> **Problem requirements**: Transcribe each of the records below exactly, excluding all pictures.

> **Records to use**:
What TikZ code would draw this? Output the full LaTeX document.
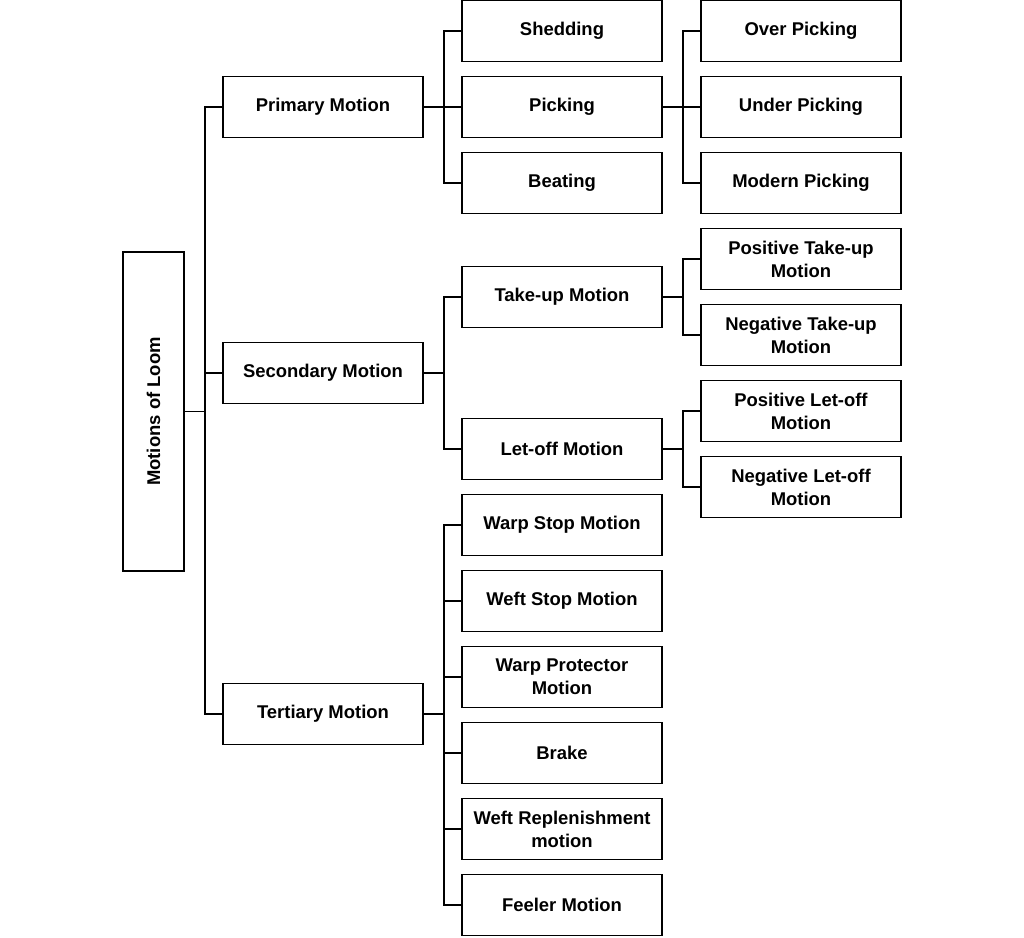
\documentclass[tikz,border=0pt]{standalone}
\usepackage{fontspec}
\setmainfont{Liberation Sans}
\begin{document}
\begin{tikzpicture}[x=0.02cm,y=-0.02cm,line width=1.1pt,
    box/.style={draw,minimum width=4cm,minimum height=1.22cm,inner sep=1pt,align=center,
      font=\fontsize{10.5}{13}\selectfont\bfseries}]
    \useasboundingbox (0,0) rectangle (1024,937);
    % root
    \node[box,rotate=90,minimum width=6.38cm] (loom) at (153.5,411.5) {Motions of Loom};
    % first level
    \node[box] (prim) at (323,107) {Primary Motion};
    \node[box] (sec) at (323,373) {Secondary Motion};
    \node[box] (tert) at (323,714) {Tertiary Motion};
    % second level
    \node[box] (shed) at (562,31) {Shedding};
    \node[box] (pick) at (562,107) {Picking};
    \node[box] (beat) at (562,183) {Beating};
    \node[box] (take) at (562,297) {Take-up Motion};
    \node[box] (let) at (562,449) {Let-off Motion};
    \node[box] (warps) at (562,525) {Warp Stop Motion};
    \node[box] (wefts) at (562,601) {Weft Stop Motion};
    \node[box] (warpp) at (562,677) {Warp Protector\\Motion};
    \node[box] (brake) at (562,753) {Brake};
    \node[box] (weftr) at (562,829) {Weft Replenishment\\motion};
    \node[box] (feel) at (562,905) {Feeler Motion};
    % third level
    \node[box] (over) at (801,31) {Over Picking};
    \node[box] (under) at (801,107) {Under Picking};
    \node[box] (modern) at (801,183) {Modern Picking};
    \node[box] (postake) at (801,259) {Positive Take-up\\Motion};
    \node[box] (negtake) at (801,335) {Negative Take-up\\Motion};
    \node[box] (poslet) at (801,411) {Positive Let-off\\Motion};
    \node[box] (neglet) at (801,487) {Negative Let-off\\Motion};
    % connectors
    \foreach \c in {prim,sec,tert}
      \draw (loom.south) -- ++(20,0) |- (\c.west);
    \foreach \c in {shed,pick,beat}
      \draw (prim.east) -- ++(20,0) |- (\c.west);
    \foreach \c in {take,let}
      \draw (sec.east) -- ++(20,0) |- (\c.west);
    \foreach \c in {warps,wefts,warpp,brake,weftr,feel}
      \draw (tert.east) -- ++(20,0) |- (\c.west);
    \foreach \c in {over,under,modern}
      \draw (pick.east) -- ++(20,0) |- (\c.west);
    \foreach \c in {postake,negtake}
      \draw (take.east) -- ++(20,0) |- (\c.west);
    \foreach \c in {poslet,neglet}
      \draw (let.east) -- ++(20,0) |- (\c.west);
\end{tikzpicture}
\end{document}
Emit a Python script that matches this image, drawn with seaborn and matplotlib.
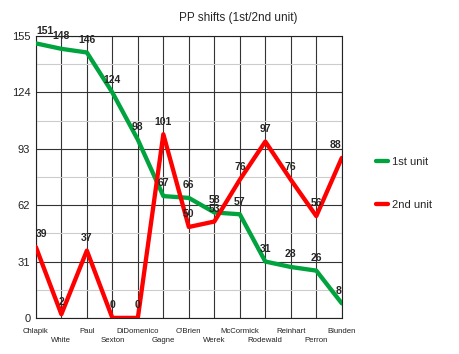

> **Final result**:
What TikZ code would draw this? Output the full LaTeX document.
\documentclass[tikz,border=0pt]{standalone}
\usepackage{fontspec}
\setmainfont{Liberation Sans}
\begin{document}
\begin{tikzpicture}[x=0.02cm,y=-0.02cm,line width=1.1pt,
    box/.style={draw,minimum width=4cm,minimum height=1.22cm,inner sep=1pt,align=center,
      font=\fontsize{10.5}{13}\selectfont\bfseries}]
    \useasboundingbox (0,0) rectangle (1024,937);
    % root
    \node[box,rotate=90,minimum width=6.38cm] (loom) at (153.5,411.5) {Motions of Loom};
    % first level
    \node[box] (prim) at (323,107) {Primary Motion};
    \node[box] (sec) at (323,373) {Secondary Motion};
    \node[box] (tert) at (323,714) {Tertiary Motion};
    % second level
    \node[box] (shed) at (562,31) {Shedding};
    \node[box] (pick) at (562,107) {Picking};
    \node[box] (beat) at (562,183) {Beating};
    \node[box] (take) at (562,297) {Take-up Motion};
    \node[box] (let) at (562,449) {Let-off Motion};
    \node[box] (warps) at (562,525) {Warp Stop Motion};
    \node[box] (wefts) at (562,601) {Weft Stop Motion};
    \node[box] (warpp) at (562,677) {Warp Protector\\Motion};
    \node[box] (brake) at (562,753) {Brake};
    \node[box] (weftr) at (562,829) {Weft Replenishment\\motion};
    \node[box] (feel) at (562,905) {Feeler Motion};
    % third level
    \node[box] (over) at (801,31) {Over Picking};
    \node[box] (under) at (801,107) {Under Picking};
    \node[box] (modern) at (801,183) {Modern Picking};
    \node[box] (postake) at (801,259) {Positive Take-up\\Motion};
    \node[box] (negtake) at (801,335) {Negative Take-up\\Motion};
    \node[box] (poslet) at (801,411) {Positive Let-off\\Motion};
    \node[box] (neglet) at (801,487) {Negative Let-off\\Motion};
    % connectors
    \foreach \c in {prim,sec,tert}
      \draw (loom.south) -- ++(20,0) |- (\c.west);
    \foreach \c in {shed,pick,beat}
      \draw (prim.east) -- ++(20,0) |- (\c.west);
    \foreach \c in {take,let}
      \draw (sec.east) -- ++(20,0) |- (\c.west);
    \foreach \c in {warps,wefts,warpp,brake,weftr,feel}
      \draw (tert.east) -- ++(20,0) |- (\c.west);
    \foreach \c in {over,under,modern}
      \draw (pick.east) -- ++(20,0) |- (\c.west);
    \foreach \c in {postake,negtake}
      \draw (take.east) -- ++(20,0) |- (\c.west);
    \foreach \c in {poslet,neglet}
      \draw (let.east) -- ++(20,0) |- (\c.west);
\end{tikzpicture}
\end{document}
Emit a Python script that matches this image, drawn with seaborn and matplotlib.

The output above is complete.